A steady, measured flow of support for Ukraine is the wisest path forward.
Image: Soldiers riding a tank.
Ukrainian soldiers ride a tank in eastern Ukraine on Thursday.Juan Barreto / AFP via Getty Images

The U.S. and Germany are resisting pressure to send certain kinds of weaponry to Ukraine that they believe could prompt Russia to overreact, making the already dire situation in Ukraine worse. That’s rankling some countries and activists who favor arming Ukraine with bigger and bigger weapons. But it's the prudent course of action at this phase of the conflict, given Moscow's escalation of the war with de facto threats to use nuclear weapons to defend land that it will formally annex from Ukraine on Friday, and its move to mobilize large number of reservists.

It’s always possible to increase support for Ukraine, but there are no redos if someone accidentally sparks a global war.

In a recent interview with The New York Times, German Chancellor Olaf Scholz unapologetically stood behind his decision to decline to send Leopard battle tanks or Marder infantry fighting vehicles to Ukraine for now. He said Germany was supporting Ukraine “in a way that is not escalating to where it is becoming a war between Russia and NATO, because this would be a catastrophe.”

But a steady, measured flow of support for Ukraine is the wisest path forward.

And President Joe Biden has for now decided not to send Ukraine the Army Tactical Missile System, which has a range of 190 miles, out of concern that escalating too quickly with farther-reaching weapons in Ukraine could cause “World War III.”

These signs of Western caution are not in vogue in center-left politics in the U.S. In the Times article, the overwhelming majority of the author’s analysis frames Scholz as an appeaser who is callous toward his neighbors to the east; many commentators on the report deemed Scholz weak and a disgrace. And Biden’s position is a damper for advocates of arming Ukraine even more heavily as it makes military breakthroughs and Russian President Vladimir Putin mobilizes more aggressively.

But a steady, measured flow of support for Ukraine is the wisest path forward. The West has dealt massive blows to Russia with a punishing sanctions regime. It has dealt massive blows to Russia’s military by providing top-notch intelligence and billions of dollars of sophisticated lethal aid to Ukraine. And now Ukraine’s stunning military breakthroughs are delivering massive blows to Russia’s reputation as a major player in the global arena.

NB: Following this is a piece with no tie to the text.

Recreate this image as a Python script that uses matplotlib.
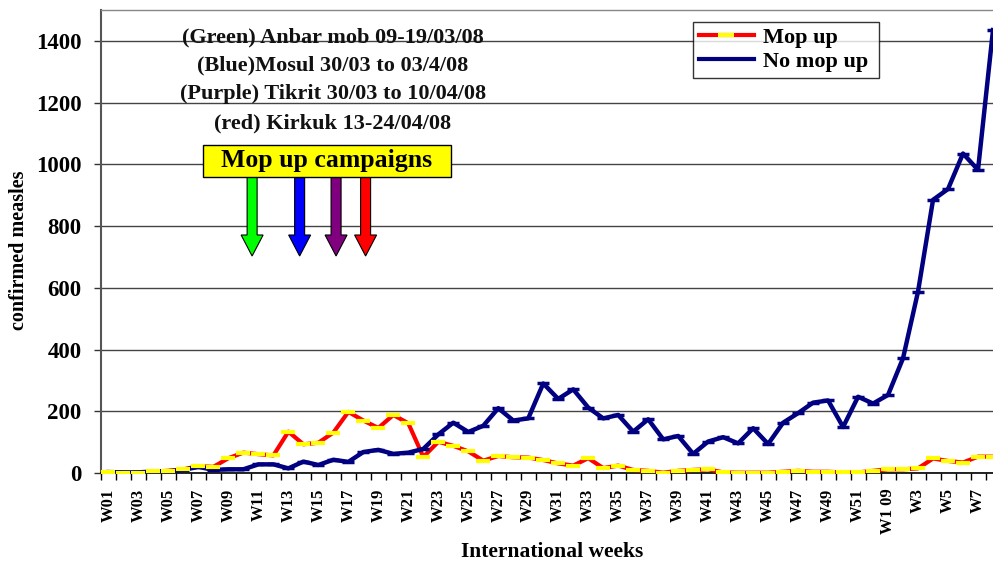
import numpy as np
import matplotlib
matplotlib.use("Agg")
import matplotlib.pyplot as plt
from matplotlib.lines import Line2D
from matplotlib.patches import Polygon, Rectangle
import matplotlib.transforms as mtransforms

# ---------------- data ----------------
weeks = ([f"W{i:02d}" for i in range(1, 53)] +
         ["W1 09", "W2", "W3", "W4", "W5", "W6", "W7", "W8"])

mop_up = [3, 0, 1, 5, 7, 12, 22, 20, 48, 66,
          61, 57, 134, 93, 98, 131, 198, 170, 146, 188,
          161, 52, 101, 88, 70, 40, 55, 51, 50, 42,
          31, 24, 48, 16, 24, 10, 7, 1, 7, 10,
          12, 2, 1, 1, 1, 4, 7, 4, 4, 2,
          2, 7,
          12, 12, 15, 47, 39, 34, 53, 53]

no_mop_up = [3, 2, 2, 5, 6, 10, 20, 10, 12, 12,
             28, 28, 15, 37, 26, 43, 36, 68, 75, 62,
             66, 78, 125, 163, 133, 153, 210, 170, 177, 290,
             240, 271, 212, 177, 188, 134, 174, 109, 120, 62,
             102, 116, 96, 145, 94, 163, 194, 228, 235, 149,
             247, 225,
             253, 372, 588, 885, 920, 1035, 982, 1435]

yticks = [0, 200, 400, 600, 800, 1000, 1200, 1400]

campaign_lines = ["(Green) Anbar mob 09-19/03/08",
                  "(Blue)Mosul 30/03 to 03/4/08",
                  "(Purple) Tikrit 30/03 to 10/04/08",
                  "(red) Kirkuk 13-24/04/08"]
# arrow positions (in week-index units) and colours
arrow_pos = [9.58, 12.75, 15.18, 17.15]
arrow_cols = ["#00FF00", "#0000FF", "#800080", "#FF0000"]

# ---------------- figure ----------------
plt.rcParams['font.family'] = ['Liberation Serif', 'DejaVu Serif']
plt.rcParams['font.weight'] = 'bold'

W, H = 993, 566
fig = plt.figure(figsize=(W / 100, H / 100), dpi=100)
left_px, right_px, top_px, bot_px = 101, 1000.5, 10, 473
ax = fig.add_axes([left_px / W, (H - bot_px) / H,
                   (right_px - left_px) / W, (bot_px - top_px) / H])

x = np.arange(len(weeks))
ax.plot(x, mop_up, color='#FF0000', lw=3, zorder=3, solid_capstyle='butt')
ax.plot(x, no_mop_up, color='#000080', lw=3.2, zorder=4)
ax.plot(x, no_mop_up, ls='none', marker='_', ms=8, mew=2.5,
        color='#000080', zorder=5)
ax.plot(x, mop_up, ls='none', marker='_', ms=10, mew=3,
        color='#FFFF00', zorder=6)

ax.set_xlim(-0.5, len(weeks) - 0.5)
ax.set_ylim(0, 1500)
ax.set_yticks(yticks)
ax.set_yticklabels([str(v) for v in yticks], fontsize=16.5, fontweight='bold')
ax.tick_params(axis='y', length=5, width=1, pad=9, color='#333333')
ax.yaxis.grid(True, color='#444444', lw=1)
ax.set_axisbelow(True)

ax.set_xticks(x[::2])
lbls = [weeks[i] for i in range(0, len(weeks), 2)]
ax.set_xticklabels(lbls, rotation=90, fontsize=12, fontweight='bold')
ax.set_xticks(np.arange(-0.5, len(weeks), 1), minor=True)
ax.tick_params(axis='x', which='major', length=0, pad=11)
ax.tick_params(axis='x', which='minor', length=5, width=1, color='black')

ax.spines['left'].set_color('#555555')
ax.spines['left'].set_linewidth(1.5)
ax.spines['bottom'].set_color('black')
ax.spines['bottom'].set_linewidth(1.2)
ax.spines['top'].set_color('#888888')
ax.spines['top'].set_linewidth(1)
ax.spines['right'].set_visible(False)

# axis labels
def fx(px):
    return px / W

def fy(py):
    return 1 - py / H

fig.text(fx(19), fy(250), "confirmed measles", rotation=90, fontsize=14.5,
         fontweight='bold', ha='center', va='center')
fig.text(fx(552), fy(552), "International weeks", fontsize=15.5,
         fontweight='bold', ha='center', va='center')

# campaign text
for k, t in enumerate(campaign_lines):
    fig.text(fx(333), fy(37 + 28.7 * k), t, fontsize=16, fontweight='bold',
             ha='center', va='center', color='#111111', zorder=10)

# "Mop up campaigns" box
box = Rectangle((fx(203), fy(177)), fx(451) - fx(203), fy(145) - fy(177),
                transform=fig.transFigure, facecolor='#FFFF00',
                edgecolor='black', lw=1, zorder=10)
fig.patches.append(box)
fig.text(fx(327), fy(161), "Mop up campaigns", fontsize=18.5,
         fontweight='bold', ha='center', va='center', zorder=11)

# arrows: x in data units, y in axes fraction
trans = mtransforms.blended_transform_factory(ax.transData, ax.transAxes)
ay = lambda py: (bot_px - py) / (bot_px - top_px)
shaft_half = 5 / 15.0
head_half = 11 / 15.0
for xp, c in zip(arrow_pos, arrow_cols):
    pts = [(xp - shaft_half, ay(177)), (xp + shaft_half, ay(177)),
           (xp + shaft_half, ay(235)), (xp + head_half, ay(235)),
           (xp, ay(256)), (xp - head_half, ay(235)),
           (xp - shaft_half, ay(235))]
    ax.add_patch(Polygon(pts, closed=True, transform=trans, facecolor=c,
                         edgecolor='black', lw=0.8, zorder=8, clip_on=False))

# legend
handles = [Line2D([], [], color='#FF0000', lw=3, marker='_', ms=12, mew=3,
                  markeredgecolor='#FFFF00'),
           Line2D([], [], color='#000080', lw=3)]
leg = ax.legend(handles, ["Mop up", "No mop up "], loc='upper left',
                bbox_to_anchor=(fx(693), fy(22)), bbox_transform=fig.transFigure,
                borderaxespad=0, frameon=True, fancybox=False,
                prop={'family': 'Liberation Serif', 'weight': 'bold', 'size': 16},
                handlelength=2.5, handletextpad=0.4, borderpad=0.25,
                labelspacing=0.15)
leg.get_frame().set_edgecolor('black')
leg.get_frame().set_linewidth(1)
leg.get_frame().set_facecolor('white')
leg.set_zorder(12)

fig.savefig("out.png", dpi=100)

Putin faces humiliation at the hands of a far smaller country, and he’s coming under pressure from Russian nationalist hawks to defend their nation’s pride. Now he is acting desperately by mobilizing hundreds of thousands of military reservists — some by force, it appears — and implicitly threatening to defend Russia’s “territorial integrity” with nuclear weapons.

Putin's recent use of the phrase “territorial integrity” is worrisome, experts say. Given that Russia is now in the process of formally annexing four regions of Ukraine that it partially controls through a sham referendum process, Putin is hinting that he could retaliate in the harshest possible way to protect Ukrainian territory that he's desperate to claim as a trophy amidst his failing invasion. It is conceivable, military experts say, that Putin could fire a tactical nuclear weapon against Ukrainian forces or through a demonstration strike in an uninhabited area to ward off attempts to win back territory that he he's scrambling to plant a flag on. That would not only be a horrific and destructive act of war — it could easily spark a perilous escalatory spiral with the West.

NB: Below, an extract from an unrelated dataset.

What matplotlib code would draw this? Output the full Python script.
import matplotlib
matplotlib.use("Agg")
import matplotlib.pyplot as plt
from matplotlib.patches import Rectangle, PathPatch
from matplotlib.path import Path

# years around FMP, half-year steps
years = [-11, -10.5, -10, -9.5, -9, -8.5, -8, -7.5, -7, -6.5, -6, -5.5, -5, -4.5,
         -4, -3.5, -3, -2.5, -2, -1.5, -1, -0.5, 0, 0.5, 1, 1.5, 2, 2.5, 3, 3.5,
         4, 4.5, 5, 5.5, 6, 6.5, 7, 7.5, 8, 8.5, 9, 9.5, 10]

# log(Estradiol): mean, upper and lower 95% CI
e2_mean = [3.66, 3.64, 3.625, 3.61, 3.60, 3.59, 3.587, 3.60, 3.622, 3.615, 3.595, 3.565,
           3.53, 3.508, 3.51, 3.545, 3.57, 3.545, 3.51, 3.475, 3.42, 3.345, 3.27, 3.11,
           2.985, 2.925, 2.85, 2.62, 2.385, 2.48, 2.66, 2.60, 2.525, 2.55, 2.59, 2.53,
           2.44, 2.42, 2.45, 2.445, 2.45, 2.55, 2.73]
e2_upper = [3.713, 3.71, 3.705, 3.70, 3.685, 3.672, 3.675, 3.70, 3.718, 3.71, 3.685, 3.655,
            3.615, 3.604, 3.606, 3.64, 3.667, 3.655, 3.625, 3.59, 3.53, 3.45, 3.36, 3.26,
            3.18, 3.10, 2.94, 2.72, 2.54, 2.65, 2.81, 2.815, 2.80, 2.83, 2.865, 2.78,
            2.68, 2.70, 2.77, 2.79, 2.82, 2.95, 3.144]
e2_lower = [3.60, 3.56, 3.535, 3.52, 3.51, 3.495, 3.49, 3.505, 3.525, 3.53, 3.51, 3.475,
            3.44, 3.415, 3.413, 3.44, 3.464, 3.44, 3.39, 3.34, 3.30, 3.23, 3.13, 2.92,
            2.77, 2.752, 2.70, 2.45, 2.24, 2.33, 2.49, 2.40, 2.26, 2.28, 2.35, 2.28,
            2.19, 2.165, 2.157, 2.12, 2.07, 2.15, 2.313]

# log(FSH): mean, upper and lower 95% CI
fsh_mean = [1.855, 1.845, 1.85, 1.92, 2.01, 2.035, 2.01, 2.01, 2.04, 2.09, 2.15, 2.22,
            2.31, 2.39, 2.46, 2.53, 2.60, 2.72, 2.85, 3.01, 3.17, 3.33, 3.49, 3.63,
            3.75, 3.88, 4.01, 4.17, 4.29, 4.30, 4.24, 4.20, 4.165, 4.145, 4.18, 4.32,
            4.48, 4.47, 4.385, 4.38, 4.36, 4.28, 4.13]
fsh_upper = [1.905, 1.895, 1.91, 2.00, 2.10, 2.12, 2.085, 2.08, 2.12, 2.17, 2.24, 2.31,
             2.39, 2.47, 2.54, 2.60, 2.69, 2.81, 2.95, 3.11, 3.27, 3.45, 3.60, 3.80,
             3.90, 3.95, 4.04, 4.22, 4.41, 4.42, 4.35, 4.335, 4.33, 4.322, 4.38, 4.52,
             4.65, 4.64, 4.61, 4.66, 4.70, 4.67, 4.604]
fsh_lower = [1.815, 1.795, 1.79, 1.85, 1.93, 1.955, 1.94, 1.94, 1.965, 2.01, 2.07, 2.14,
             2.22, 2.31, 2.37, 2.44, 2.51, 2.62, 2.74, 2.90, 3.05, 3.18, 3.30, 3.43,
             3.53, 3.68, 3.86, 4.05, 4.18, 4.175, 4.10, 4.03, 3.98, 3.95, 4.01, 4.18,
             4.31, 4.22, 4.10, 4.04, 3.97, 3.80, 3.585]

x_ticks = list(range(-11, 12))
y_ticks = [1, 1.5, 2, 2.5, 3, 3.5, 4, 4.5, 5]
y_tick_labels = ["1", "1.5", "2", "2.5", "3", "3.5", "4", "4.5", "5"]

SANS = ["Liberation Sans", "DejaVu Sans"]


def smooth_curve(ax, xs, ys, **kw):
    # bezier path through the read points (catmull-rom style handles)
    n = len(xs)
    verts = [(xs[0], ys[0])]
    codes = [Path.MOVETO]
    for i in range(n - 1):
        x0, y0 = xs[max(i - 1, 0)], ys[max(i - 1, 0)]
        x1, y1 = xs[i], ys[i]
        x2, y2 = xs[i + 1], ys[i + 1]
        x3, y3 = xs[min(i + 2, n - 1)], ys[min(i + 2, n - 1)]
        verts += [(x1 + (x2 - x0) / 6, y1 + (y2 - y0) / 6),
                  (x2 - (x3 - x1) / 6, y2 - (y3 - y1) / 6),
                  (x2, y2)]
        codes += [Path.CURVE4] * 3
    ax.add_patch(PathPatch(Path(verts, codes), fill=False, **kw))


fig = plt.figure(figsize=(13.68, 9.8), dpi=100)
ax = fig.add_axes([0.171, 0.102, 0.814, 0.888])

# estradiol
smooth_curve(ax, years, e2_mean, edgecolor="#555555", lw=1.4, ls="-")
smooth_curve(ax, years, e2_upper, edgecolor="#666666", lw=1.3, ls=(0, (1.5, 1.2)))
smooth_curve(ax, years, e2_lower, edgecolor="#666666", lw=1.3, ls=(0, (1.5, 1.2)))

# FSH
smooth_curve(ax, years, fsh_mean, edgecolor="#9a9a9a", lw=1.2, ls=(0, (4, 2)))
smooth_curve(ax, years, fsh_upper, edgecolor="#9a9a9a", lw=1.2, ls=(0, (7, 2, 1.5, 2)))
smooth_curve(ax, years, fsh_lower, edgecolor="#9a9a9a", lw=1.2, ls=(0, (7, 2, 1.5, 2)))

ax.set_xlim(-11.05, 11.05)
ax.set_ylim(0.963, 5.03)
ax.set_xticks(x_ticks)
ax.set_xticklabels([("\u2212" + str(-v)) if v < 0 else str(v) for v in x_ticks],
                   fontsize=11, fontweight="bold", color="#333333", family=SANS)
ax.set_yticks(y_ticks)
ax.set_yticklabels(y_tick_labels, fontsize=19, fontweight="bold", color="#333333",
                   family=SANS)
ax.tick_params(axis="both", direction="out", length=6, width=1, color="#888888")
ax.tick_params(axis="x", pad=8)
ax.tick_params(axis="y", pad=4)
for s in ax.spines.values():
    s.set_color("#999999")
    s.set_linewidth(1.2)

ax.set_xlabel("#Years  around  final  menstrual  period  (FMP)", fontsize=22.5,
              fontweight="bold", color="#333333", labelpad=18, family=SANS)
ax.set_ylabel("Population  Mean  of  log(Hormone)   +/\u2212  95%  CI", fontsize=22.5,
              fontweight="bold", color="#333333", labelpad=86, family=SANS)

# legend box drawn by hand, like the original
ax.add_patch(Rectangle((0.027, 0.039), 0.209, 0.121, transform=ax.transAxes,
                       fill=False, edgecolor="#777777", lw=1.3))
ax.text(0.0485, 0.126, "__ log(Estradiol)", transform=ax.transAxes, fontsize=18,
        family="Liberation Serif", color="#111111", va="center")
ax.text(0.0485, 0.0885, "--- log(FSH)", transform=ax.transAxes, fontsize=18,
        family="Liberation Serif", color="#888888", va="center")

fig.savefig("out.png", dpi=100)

Keep in mind, too, that Kremlin watchers have pointed out that Putin has amassed more and more power within his own government in recent years and that personalist authoritarians tend to be more unpredictable. Some experts believe Putin’s extreme isolation and unprecedented power might explain why he made the strategically disastrous decision to invade Ukraine in the first place. Putin still has the same blinders on and they could make him behave rashly if he keeps losing the war. “We should not underestimate his risk appetite,” the deputy CIA director, David Cohen, said recently.

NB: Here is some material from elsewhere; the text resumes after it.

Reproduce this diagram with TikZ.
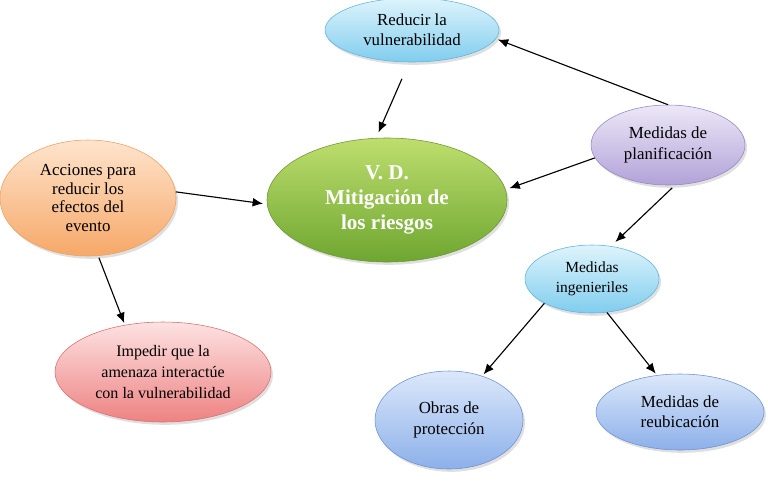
\documentclass[tikz,border=0pt]{standalone}
\usepackage{fontspec}
\setmainfont{Liberation Serif}
\usetikzlibrary{arrows.meta,shapes.geometric,shadows}

\definecolor{skytop}{RGB}{222,244,252}
\definecolor{skybot}{RGB}{128,205,238}
\definecolor{skyline}{RGB}{95,180,220}
\definecolor{leaftop}{RGB}{190,222,110}
\definecolor{leafbot}{RGB}{110,166,48}
\definecolor{leafline}{RGB}{110,150,50}
\definecolor{peachtop}{RGB}{254,228,205}
\definecolor{peachbot}{RGB}{246,168,104}
\definecolor{peachline}{RGB}{238,160,96}
\definecolor{rosetop}{RGB}{253,226,226}
\definecolor{rosebot}{RGB}{238,130,130}
\definecolor{roseline}{RGB}{220,110,110}
\definecolor{lilactop}{RGB}{236,232,247}
\definecolor{lilacbot}{RGB}{178,162,216}
\definecolor{lilacline}{RGB}{150,134,196}
\definecolor{bluetop}{RGB}{220,232,250}
\definecolor{bluebot}{RGB}{140,176,234}
\definecolor{blueline}{RGB}{110,145,210}

\begin{document}
\begin{tikzpicture}[auto=left,
    bubble/.style={ellipse, draw, inner sep=0pt, align=center, font=\fontsize{12}{14.5}\selectfont,
      drop shadow={opacity=0.25, shadow xshift=0.5mm, shadow yshift=-0.7mm}},
    cyanb/.style={bubble, top color=skytop, bottom color=skybot, draw=skyline},
    greenb/.style={bubble, top color=leaftop, bottom color=leafbot, draw=leafline},
    orangeb/.style={bubble, top color=peachtop, bottom color=peachbot, draw=peachline},
    redb/.style={bubble, top color=rosetop, bottom color=rosebot, draw=roseline},
    purpleb/.style={bubble, top color=lilactop, bottom color=lilacbot, draw=lilacline},
    blueb/.style={bubble, top color=bluetop, bottom color=bluebot, draw=blueline},
    link/.style={-{Latex[length=2.6mm,width=2.2mm]}, thick}]
    \useasboundingbox (0,0) rectangle (19.2,-12.2);
    \node (A) [cyanb, minimum width=4.35cm, minimum height=1.6cm] at (10.3, -0.75) {Reducir la\\vulnerabilidad};
    \node (B) [greenb, minimum width=6cm, minimum height=3.1cm, text=white,
      font=\fontsize{15}{17.5}\selectfont\bfseries] at (9.675, -5.0) {V. D.\\Mitigación de\\los riesgos};
    \node (C) [orangeb, minimum width=4.4cm, minimum height=2.9cm, font=\fontsize{12}{13.5}\selectfont] at (2.2, -4.95) {Acciones para\\reducir los\\efectos del\\evento};
    \node (D) [redb, minimum width=5.4cm, minimum height=2.5cm, font=\fontsize{11.4}{15}\selectfont] at (4.075, -9.3) {Impedir que la\\amenaza interactúe\\con la vulnerabilidad};
    \node (E) [purpleb, minimum width=3.85cm, minimum height=2cm] at (16.7, -3.625) {Medidas de\\planificación};
    \node (F) [cyanb, minimum width=3.35cm, minimum height=1.7cm, font=\fontsize{11}{14.5}\selectfont] at (14.8, -6.975) {Medidas\\ingenieriles};
    \node (G) [blueb, minimum width=3.7cm, minimum height=2.45cm, font=\fontsize{12}{15.5}\selectfont] at (11.225, -10.5) {Obras de\\protección};
    \node (H) [blueb, minimum width=4.2cm, minimum height=1.9cm] at (17.0, -10.3) {Medidas de\\reubicación};
    \draw[link,shorten <=4.5mm,shorten >=1.5mm] (A.-95) -- (B.100);
    \draw[link,shorten >=0.5mm] (E.north) -- (A.-6);
    \draw[link,shorten >=1mm] (E.190) -- (B.5);
    \draw[link,shorten <=1mm,shorten >=1.5mm] (E.-80) -- (F.60);
    \draw[link,shorten >=1mm] (C.4) -- (B.182);
    \draw[link,shorten <=0.5mm,shorten >=0.5mm] (C.-80) -- (D.129);
    \draw[link,shorten >=0.5mm] (F.207) -- (G.53);
    \draw[link,shorten >=0.5mm] (F.-66) -- (H.122);
  \end{tikzpicture}
\end{document}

While critics may paint the U.S. and Germany as weak, the reality is that declining to pursue reckless heroics is an act of strength. None of the current slow and steady approaches foreclose the possibility of intensifying the world’s already extremely robust aid to Ukraine in the future. The point is, rather, that Putin is cornered yet still extremely dangerous, and he is evidently nervous about his standing within both his country and the international arena. The world’s pro-Ukraine coalition should think carefully and strategically about how to beat him on the battlefield while negotiating an effective diplomatic solution that ensures Ukraine remains a sovereign country — but without risking a war that would be far worse than the world has right now.